Abstract
Moumita Karmakar1, Pei-Chun Lai1, Samiran Sinha1, Shannon Glaser2 and Sanjukta Chakraborty2
1 Department of Statistics, Texas A&M University, College Station, TX 77843, USA
2 Department of Medical Physiology, Texas A&M Health Science Center, College of Medicine, Medical Research and Education Building, Bryan, TX 77807, USA
Correspondence to:
Sanjukta Chakraborty, | email: | schakraborty@tamu.edu |
Keywords: miRNA; supervised clustering; random forest; TCGA; head neck cancer
Received: January 11, 2021 Accepted: June 22, 2021 Published: July 20, 2021
ABSTRACT
Lymphovascular invasion (LVI) is an important prognostic indicator of lymph node metastasis and disease aggressiveness but clear molecular mechanisms mediating this in head and neck cancers (HNSC) remain undefined.
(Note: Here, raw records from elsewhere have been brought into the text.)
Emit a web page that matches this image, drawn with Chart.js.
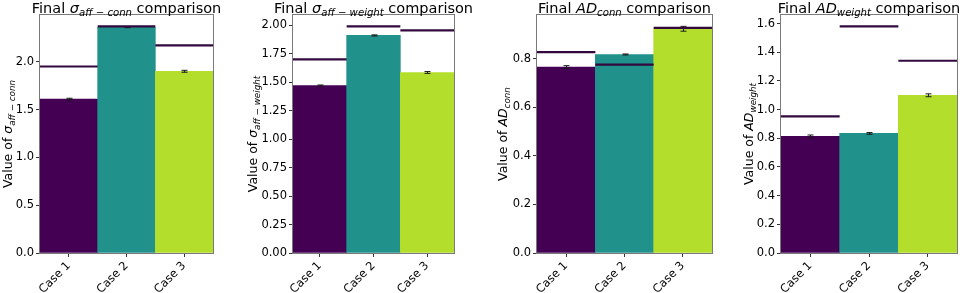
<!DOCTYPE html>
<html><head><meta charset="utf-8">
<script src="https://cdn.jsdelivr.net/npm/chart.js@4.4.1/dist/chart.umd.min.js"></script>
<style>
html,body{margin:0;padding:0;background:#fff;width:964px;height:293px;overflow:hidden;}
canvas{position:absolute;top:0;}
</style></head><body>
<canvas id="c0"></canvas><canvas id="c1"></canvas><canvas id="c2"></canvas><canvas id="c3"></canvas>
<script>
// ---- data ----
const categories = ['Case 1', 'Case 2', 'Case 3'];

const sigmaConnValues = [1.61, 2.36, 1.90];
const sigmaConnErrors = [0.008, 0.004, 0.010];
const sigmaConnReference = [1.95, 2.37, 2.17];

const sigmaWeightValues = [1.47, 1.91, 1.585];
const sigmaWeightErrors = [0.005, 0.005, 0.008];
const sigmaWeightReference = [1.70, 1.99, 1.955];

const adConnValues = [0.766, 0.818, 0.924];
const adConnErrors = [0.006, 0.002, 0.010];
const adConnReference = [0.828, 0.776, 0.928];

const adWeightValues = [0.813, 0.834, 1.100];
const adWeightErrors = [0.010, 0.006, 0.010];
const adWeightReference = [0.953, 1.581, 1.341];

const tickSteps = [0.5, 0.25, 0.2, 0.2];
const tickDecimals = [1, 2, 1, 1];

// ---- styles / layout ----
const barColors = ['#440154', '#21918c', '#b4de2c'];
const refLineColor = '#32083f';
const FAM = '"DejaVu Sans", "Liberation Sans", sans-serif';

const panels = [
  {values: sigmaConnValues, errors: sigmaConnErrors, ref: sigmaConnReference,
   sym: 'σ', sub: 'aff − conn', left: 0, width: 243, axisW: 40, padR: 30, labelX: 12},
  {values: sigmaWeightValues, errors: sigmaWeightErrors, ref: sigmaWeightReference,
   sym: 'σ', sub: 'aff − weight', left: 245, width: 239, axisW: 48, padR: 30, labelX: 12},
  {values: adConnValues, errors: adConnErrors, ref: adConnReference,
   sym: 'AD', sub: 'conn', left: 490, width: 252, axisW: 47, padR: 30, labelX: 17},
  {values: adWeightValues, errors: adWeightErrors, ref: adWeightReference,
   sym: 'AD', sub: 'weight', left: 735, width: 229, axisW: 46, padR: 7, labelX: 18}
];

function drawRich(ctx, parts, x, y, size, center) {
  const fontOf = p => (p.it ? 'italic ' : '') + (p.sub ? size * 0.7 : size) + 'px ' + FAM;
  let total = 0;
  const widths = parts.map(p => { ctx.font = fontOf(p); const w = ctx.measureText(p.t).width; total += w; return w; });
  let cx = center ? x - total / 2 : x;
  ctx.textAlign = 'left';
  ctx.textBaseline = 'alphabetic';
  parts.forEach((p, i) => {
    ctx.font = fontOf(p);
    ctx.fillText(p.t, cx, y + (p.sub ? size * 0.24 : 0));
    cx += widths[i];
  });
}

const overlayPlugin = {
  id: 'overlay',
  afterDatasetsDraw(chart, args, opts) {
    const p = opts.panel;
    const ctx = chart.ctx, xs = chart.scales.x, ys = chart.scales.y;
    const half = (xs.getPixelForValue(1) - xs.getPixelForValue(0)) / 2;
    ctx.save();
    ctx.strokeStyle = '#1a1a1a';
    ctx.lineWidth = 1;
    p.values.forEach((v, i) => {
      const x = Math.round(xs.getPixelForValue(i)) + 0.5;
      const y1 = ys.getPixelForValue(v - p.errors[i]);
      const y2 = ys.getPixelForValue(v + p.errors[i]);
      ctx.beginPath();
      ctx.moveTo(x, y1); ctx.lineTo(x, y2);
      ctx.moveTo(x - 3, y1); ctx.lineTo(x + 3, y1);
      ctx.moveTo(x - 3, y2); ctx.lineTo(x + 3, y2);
      ctx.stroke();
    });
    ctx.strokeStyle = refLineColor;
    ctx.lineWidth = 2.2;
    p.ref.forEach((r, i) => {
      const x = xs.getPixelForValue(i);
      const y = ys.getPixelForValue(r);
      ctx.beginPath();
      ctx.moveTo(x - half, y); ctx.lineTo(x + half, y);
      ctx.stroke();
    });
    ctx.restore();
  },
  afterDraw(chart, args, opts) {
    const p = opts.panel;
    const ctx = chart.ctx, a = chart.chartArea;
    ctx.save();
    ctx.strokeStyle = '#7a7a7a';
    ctx.lineWidth = 1;
    ctx.strokeRect(Math.round(a.left) - 0.5, Math.round(a.top) - 0.5,
                   Math.round(a.right - a.left) + 1, Math.round(a.bottom - a.top) + 1);
    ctx.fillStyle = '#000';
    drawRich(ctx, [{t: 'Final '}, {t: p.sym, it: true}, {t: p.sub, it: true, sub: true}, {t: ' comparison'}],
             (a.left + a.right) / 2, 13, 14.5, true);
    ctx.save();
    ctx.translate(p.labelX, (a.top + a.bottom) / 2);
    ctx.rotate(-Math.PI / 2);
    drawRich(ctx, [{t: 'Value of '}, {t: p.sym, it: true}, {t: p.sub, it: true, sub: true}], 0, 0, 12.5, true);
    ctx.restore();
    ctx.restore();
  }
};

panels.forEach((p, k) => {
  const cv = document.getElementById('c' + k);
  cv.width = p.width; cv.height = 293;
  cv.style.left = p.left + 'px';
  cv.style.width = p.width + 'px'; cv.style.height = '293px';
  const ymax = Math.max(...p.ref, ...p.values.map((v, i) => v + p.errors[i])) * 1.05;
  const tickFont = {family: FAM, size: 11.5};
  new Chart(cv, {
    type: 'bar',
    data: {labels: categories, datasets: [{
      data: p.values, backgroundColor: barColors, borderWidth: 0,
      categoryPercentage: 1, barPercentage: 1
    }]},
    options: {
      responsive: false, animation: false, devicePixelRatio: 1,
      layout: {padding: {top: 15, right: p.padR, left: 0, bottom: 0}},
      plugins: {legend: {display: false}, tooltip: {enabled: false}, title: {display: false},
                overlay: {panel: p}},
      scales: {
        x: {
          offset: true,
          grid: {display: true, offset: false, drawOnChartArea: false, drawTicks: true, tickLength: 4, color: '#333'},
          border: {display: false},
          ticks: {maxRotation: 45, minRotation: 45, font: tickFont, color: '#000', padding: 2, autoSkip: false},
          afterFit(s) { s.height = 40; }
        },
        y: {
          min: 0, max: ymax,
          grid: {display: true, drawOnChartArea: false, drawTicks: true, tickLength: 4, color: '#333'},
          border: {display: false},
          ticks: {stepSize: tickSteps[k], includeBounds: false, font: tickFont, color: '#000', padding: 2,
                  callback: v => Number(v).toFixed(tickDecimals[k])},
          afterFit(s) { s.width = p.axisW; }
        }
      }
    },
    plugins: [overlayPlugin]
  });
});
</script>
</body></html>
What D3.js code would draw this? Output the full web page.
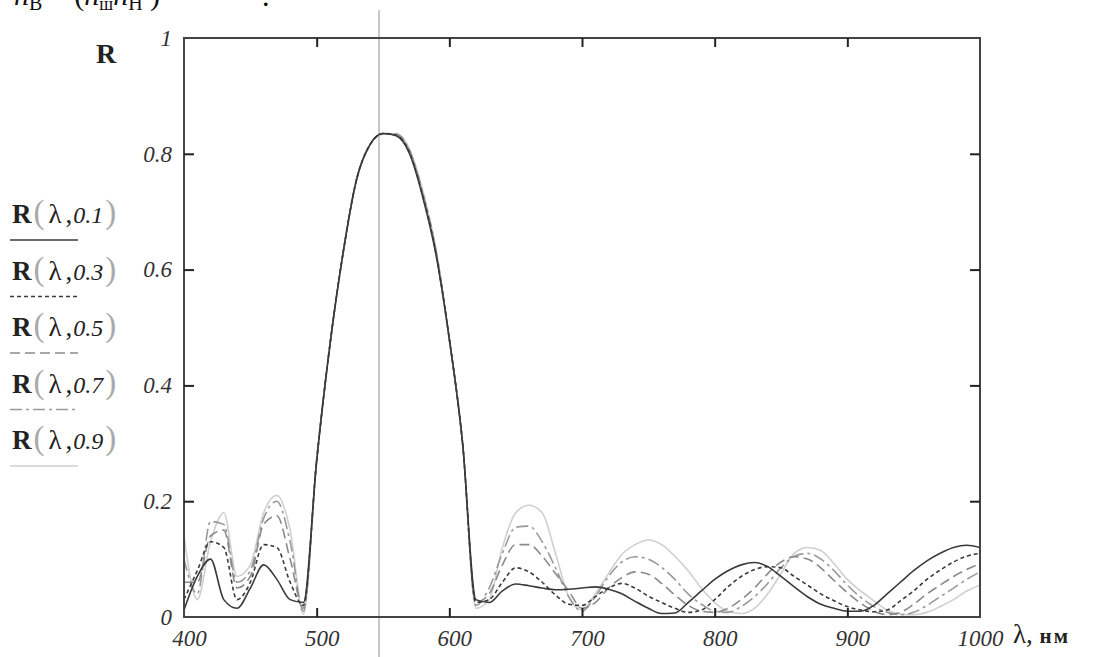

To identify important microRNAs (miRNAs) in HNSC that associate with and are also predictive of increased risk of LVI, we used a combination of clustering algorithms, multiple regression analyses and machine learning approaches and analyzed miRNA expression profiles in the TCGA HNSC database. As the first step, we identified miRNAs with increased association with LVI as a binary variable. In order to determine whether the identified miRNAs would show functional clusters that are also indicative of increased risk for LVI, we carried out unsupervised as well as supervised clustering. Our results identified distinct clusters of miRNAs that are predictive of increased LVI. We further refined these findings using a Random forest approach, and miR-203a-3p, mir-10a-5p, and miR-194-5p to be most strongly associated with LVI. Pathway enrichment analysis showed these miRNAs targeted genes involved in Hippo signaling and fatty acid oxidation pathways that are mediators of lymph node metastasis. Specific association was also identified between the miRNAs associated with LVI and expression of several lymphangiogenic genes that could be critical for determination of therapeutic strategies.